Task description ▸ Leaving the pictures out, print the lines from the first line of the listing through the line containing "(child) at (1072.5,881.5)", exactly as they read, and no others.

>>>

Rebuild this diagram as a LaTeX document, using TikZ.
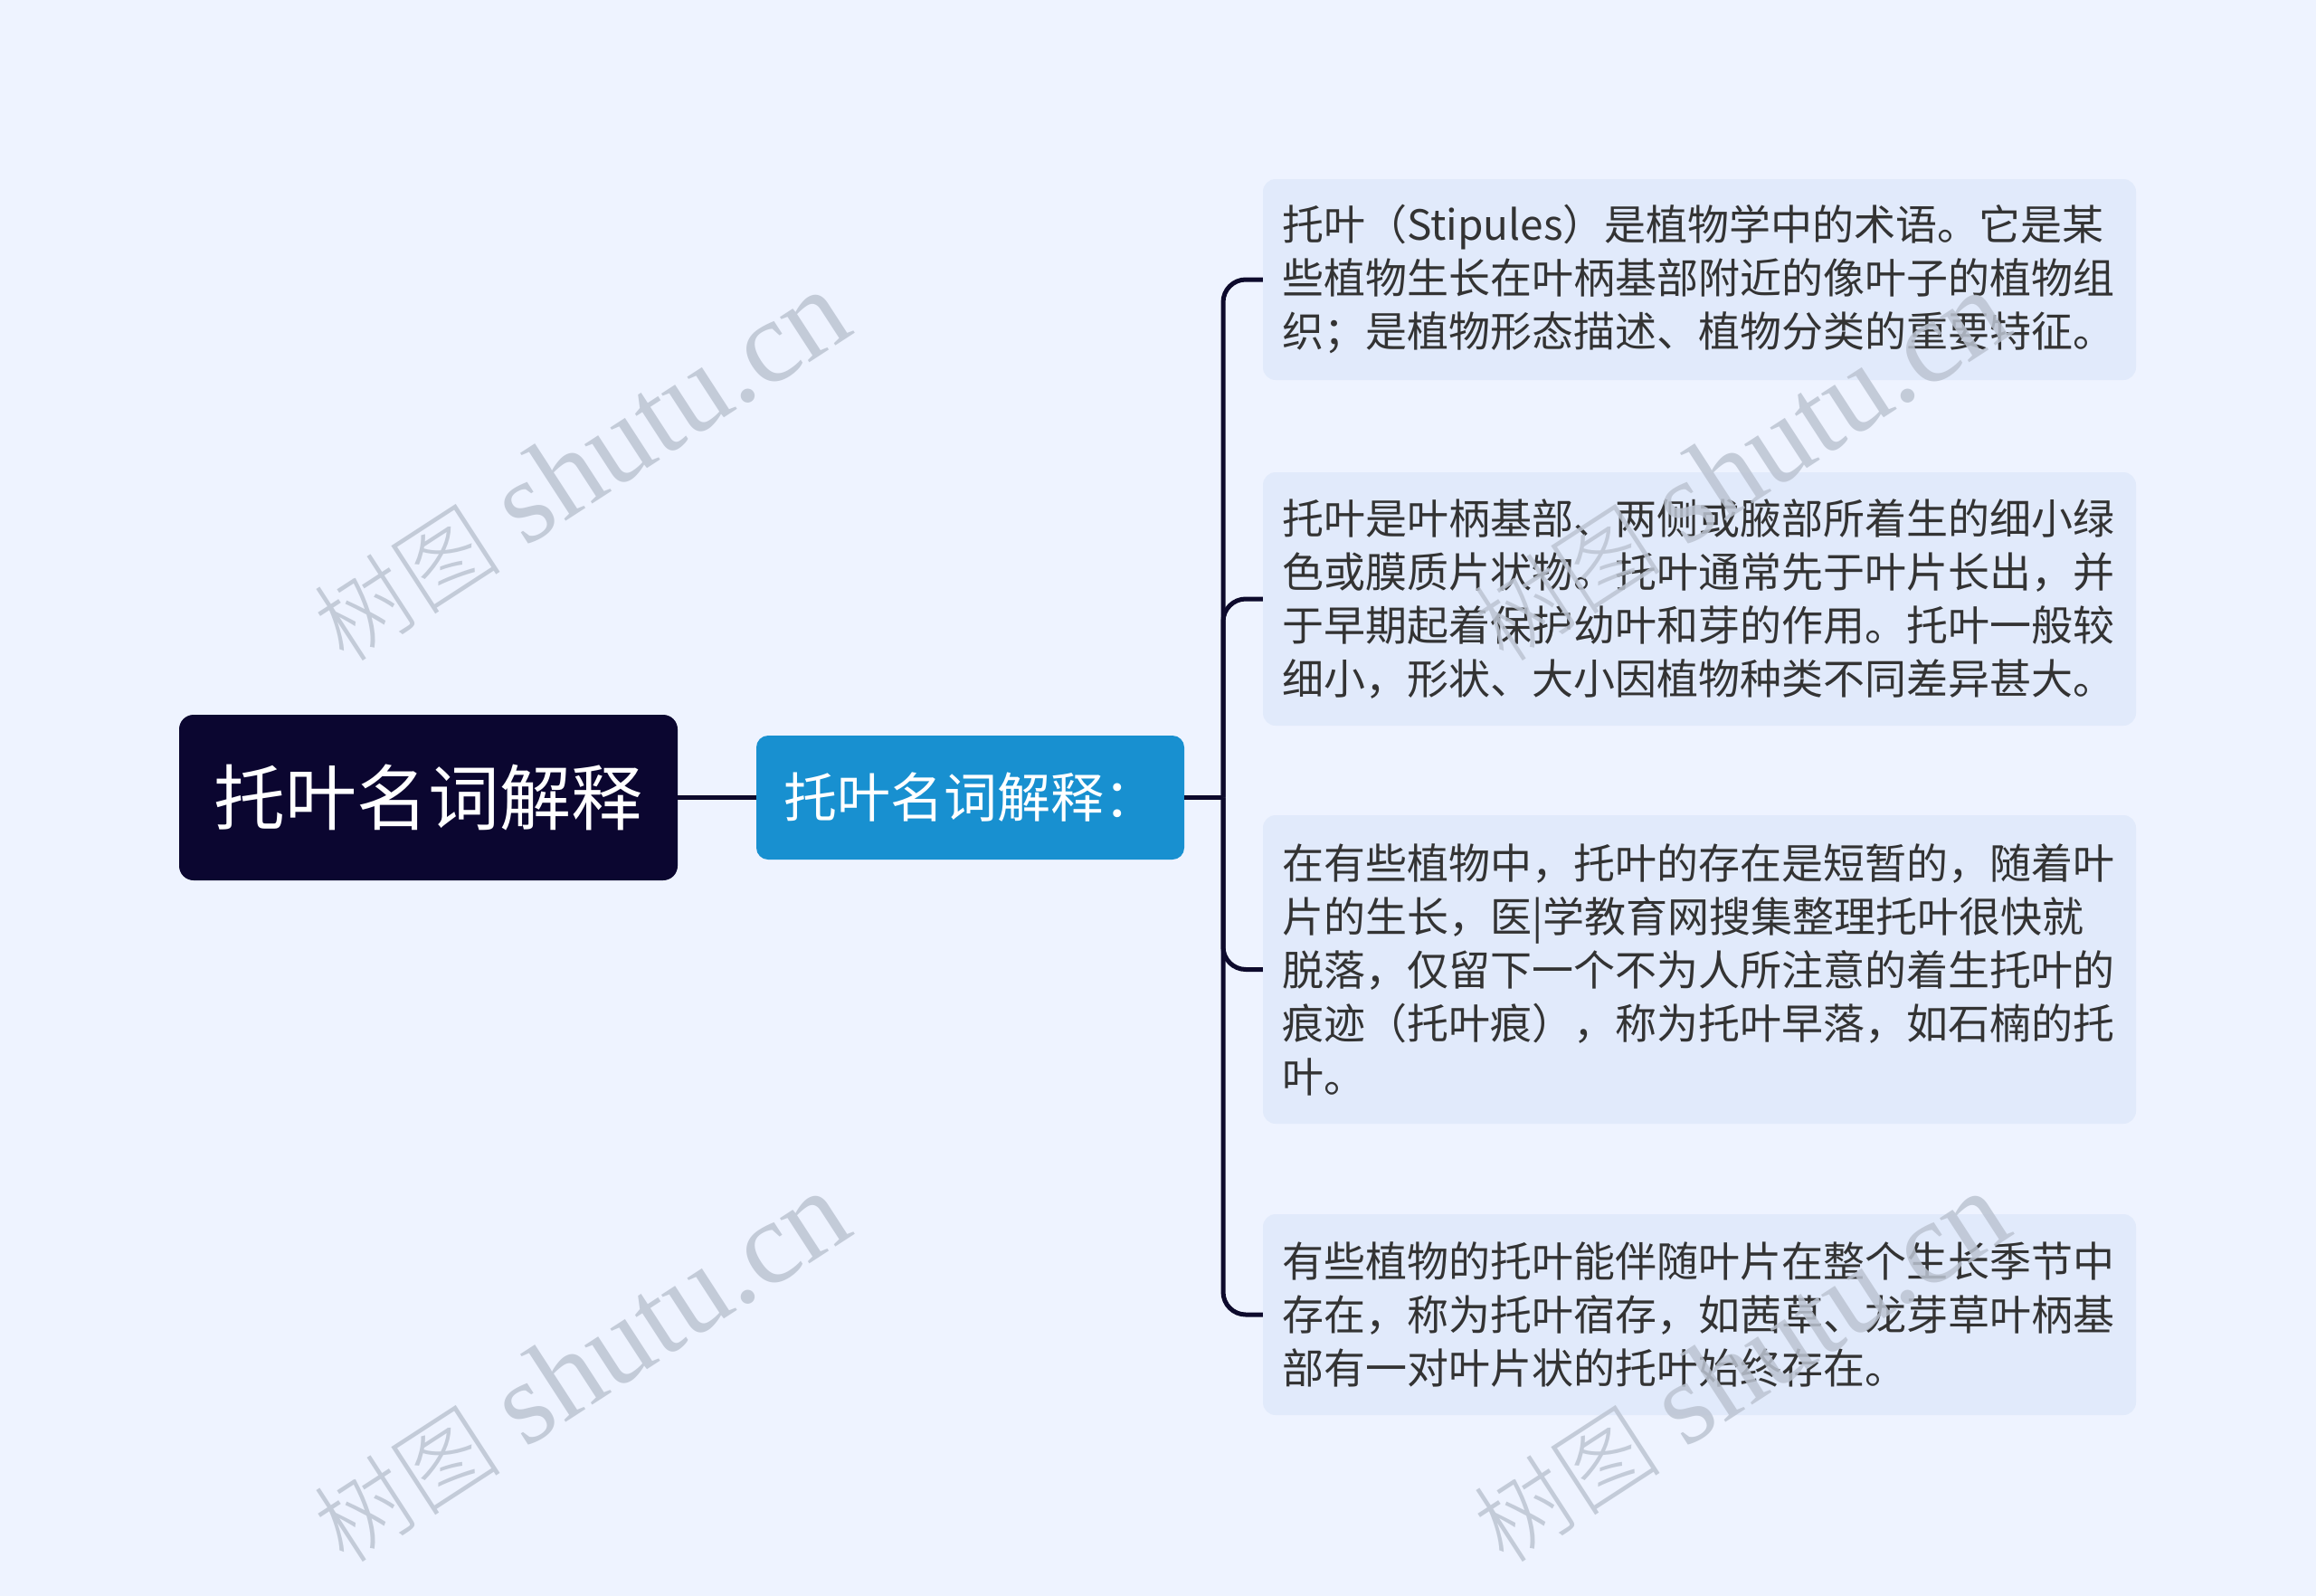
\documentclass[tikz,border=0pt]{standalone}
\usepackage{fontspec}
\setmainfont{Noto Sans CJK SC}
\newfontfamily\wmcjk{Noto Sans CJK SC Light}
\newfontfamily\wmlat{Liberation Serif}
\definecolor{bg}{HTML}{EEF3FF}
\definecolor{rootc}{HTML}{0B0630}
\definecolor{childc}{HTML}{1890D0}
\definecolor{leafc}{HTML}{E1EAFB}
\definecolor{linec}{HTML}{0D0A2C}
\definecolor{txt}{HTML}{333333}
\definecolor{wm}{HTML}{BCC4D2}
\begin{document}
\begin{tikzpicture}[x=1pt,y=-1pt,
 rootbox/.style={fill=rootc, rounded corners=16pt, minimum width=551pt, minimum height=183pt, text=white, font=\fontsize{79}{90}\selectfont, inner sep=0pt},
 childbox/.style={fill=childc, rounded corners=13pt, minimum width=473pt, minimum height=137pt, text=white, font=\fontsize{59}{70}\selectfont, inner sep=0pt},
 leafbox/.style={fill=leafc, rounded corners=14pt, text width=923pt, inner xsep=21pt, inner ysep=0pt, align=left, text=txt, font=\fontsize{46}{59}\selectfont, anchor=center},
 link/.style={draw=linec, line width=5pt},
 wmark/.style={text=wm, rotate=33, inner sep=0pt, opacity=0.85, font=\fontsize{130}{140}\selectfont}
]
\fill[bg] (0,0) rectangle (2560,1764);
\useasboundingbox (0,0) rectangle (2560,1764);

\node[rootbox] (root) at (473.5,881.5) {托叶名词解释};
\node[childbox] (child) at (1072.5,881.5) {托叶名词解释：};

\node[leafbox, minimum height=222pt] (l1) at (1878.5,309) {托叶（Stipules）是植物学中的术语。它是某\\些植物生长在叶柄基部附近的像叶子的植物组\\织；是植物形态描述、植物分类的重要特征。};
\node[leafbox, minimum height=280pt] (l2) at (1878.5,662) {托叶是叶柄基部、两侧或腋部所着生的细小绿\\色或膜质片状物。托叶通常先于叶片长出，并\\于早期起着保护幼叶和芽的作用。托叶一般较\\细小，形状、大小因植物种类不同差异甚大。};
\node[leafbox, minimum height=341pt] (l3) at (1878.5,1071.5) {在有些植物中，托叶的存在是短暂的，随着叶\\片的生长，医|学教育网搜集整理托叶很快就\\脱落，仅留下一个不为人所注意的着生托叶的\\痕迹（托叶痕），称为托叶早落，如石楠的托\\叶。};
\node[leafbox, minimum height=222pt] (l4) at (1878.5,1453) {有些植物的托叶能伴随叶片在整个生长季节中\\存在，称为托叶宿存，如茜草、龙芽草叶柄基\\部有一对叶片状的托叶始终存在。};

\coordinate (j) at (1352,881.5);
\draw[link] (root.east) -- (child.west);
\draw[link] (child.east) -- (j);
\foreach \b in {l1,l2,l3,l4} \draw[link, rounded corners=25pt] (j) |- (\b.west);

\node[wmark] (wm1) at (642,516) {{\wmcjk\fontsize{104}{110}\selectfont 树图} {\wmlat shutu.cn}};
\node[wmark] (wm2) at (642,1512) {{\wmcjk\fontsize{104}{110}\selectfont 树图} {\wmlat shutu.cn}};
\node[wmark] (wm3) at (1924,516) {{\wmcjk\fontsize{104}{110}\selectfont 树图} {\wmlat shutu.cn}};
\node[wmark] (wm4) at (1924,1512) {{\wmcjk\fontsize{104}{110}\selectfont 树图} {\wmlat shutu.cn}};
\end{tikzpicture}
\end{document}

<<<

Output of the exercise ▸
Rebuild this diagram as a LaTeX document, using TikZ.
\documentclass[tikz,border=0pt]{standalone}
\usepackage{fontspec}
\setmainfont{Noto Sans CJK SC}
\newfontfamily\wmcjk{Noto Sans CJK SC Light}
\newfontfamily\wmlat{Liberation Serif}
\definecolor{bg}{HTML}{EEF3FF}
\definecolor{rootc}{HTML}{0B0630}
\definecolor{childc}{HTML}{1890D0}
\definecolor{leafc}{HTML}{E1EAFB}
\definecolor{linec}{HTML}{0D0A2C}
\definecolor{txt}{HTML}{333333}
\definecolor{wm}{HTML}{BCC4D2}
\begin{document}
\begin{tikzpicture}[x=1pt,y=-1pt,
 rootbox/.style={fill=rootc, rounded corners=16pt, minimum width=551pt, minimum height=183pt, text=white, font=\fontsize{79}{90}\selectfont, inner sep=0pt},
 childbox/.style={fill=childc, rounded corners=13pt, minimum width=473pt, minimum height=137pt, text=white, font=\fontsize{59}{70}\selectfont, inner sep=0pt},
 leafbox/.style={fill=leafc, rounded corners=14pt, text width=923pt, inner xsep=21pt, inner ysep=0pt, align=left, text=txt, font=\fontsize{46}{59}\selectfont, anchor=center},
 link/.style={draw=linec, line width=5pt},
 wmark/.style={text=wm, rotate=33, inner sep=0pt, opacity=0.85, font=\fontsize{130}{140}\selectfont}
]
\fill[bg] (0,0) rectangle (2560,1764);
\useasboundingbox (0,0) rectangle (2560,1764);

\node[rootbox] (root) at (473.5,881.5) {托叶名词解释};
\node[childbox] (child) at (1072.5,881.5) {托叶名词解释：};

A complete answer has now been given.